Give me a break
Don
nospam at nospam.com
Fri Jul 3 03:22:54 PDT 2009
Walter Bright wrote:
> yigal chripun wrote:
>> Lars T. Kyllingstad Wrote:
>>
>>> yigal chripun wrote:
>>>> Either you need to have a plan or you need to have a community
>>>> driven process (Java JSRs, Python PEPs).
>>> There is a similar option for D, although it doesn't have a fancy
>>> abbreviation: You can put enhancement requests in Bugzilla and get
>>> people to vote for them.
>>>
>>> -Lars
>>
>> you must be kidding right? maybe the situation is improving lately
>> but not that long ago I remember posts by downs where he pointed out
>> an old bug in DMD with a patch to fix that bug already in Bugzilla
>> and that fix was in bugzila several *years* without anyone caring.
>
> If that is the bug I am thinking of, the patch papered over one instance
> of the problem and didn't fix it at all. The patch even noted that it
> was incomplete. The real fix required much more extensive work, and
> there were higher priority problems.
>
> My general experience with posted compiler patches is about half of them
> are good, the other half are incorrect and require more development.
>
> For a more recent example, 3122 contained a patch that was marked as
> complete and tested, but it had two serious bugs (did not check that a
> filename was supplied, and did not check for file write errors) and an
> unnecessary hardcoded OS dependency (on path lengths). These aren't hard
> to fix, and I merged in the patch with fixes, I'm just trying to say
> that things are not as simple as just apply patches.
>
> That said, I still appreciate and encourage posting patches to bugzilla,
> as even if incomplete they still cut down the work for me that is
> necessary to fix the problem, and hence they are valuable.
It'd be good to have a keyword in bugzilla, "patch-rejected", which you
could use if there's a problem with a patch and you aren't going to
include it in the next release. Then, such cases wouldn't keep showing
up on a search for all 'patch' bugs, and patch contributers could check
for them, redoing their patch if desired.

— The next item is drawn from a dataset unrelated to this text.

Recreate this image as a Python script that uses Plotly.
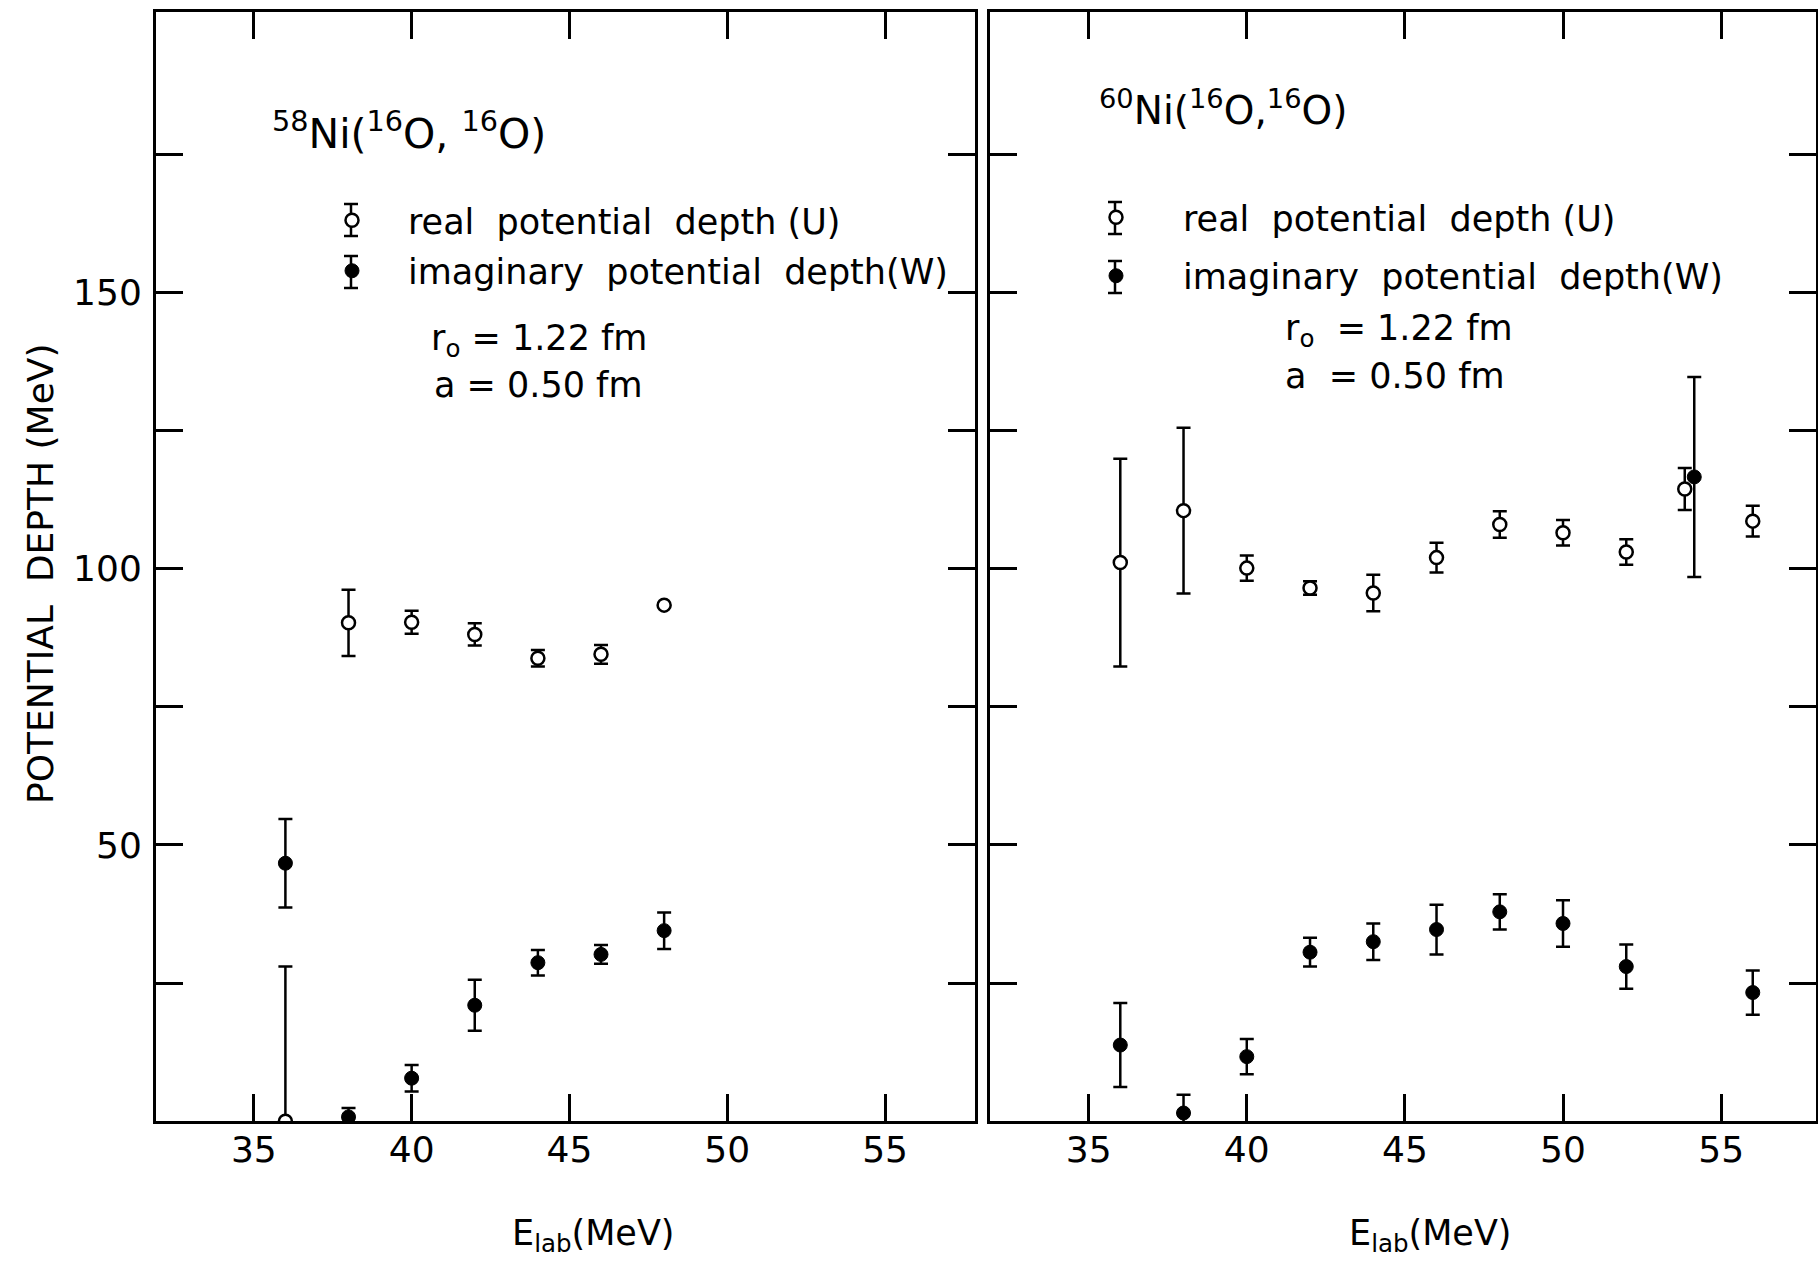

Another useful keyword would be "no-line-number". Error messages with no
line number are high severity (almost as important as compiler crashes),
but they're hard to track right now.
This would give the bug severity list as:
patch
wrong-code
ice-on-valid-code
ice-on-invalid-code
no-line-number
rejects-valid
accepts-invalid
diagnostic
Currently, 'patch' is one of the biggest categories in bugzilla! <g>.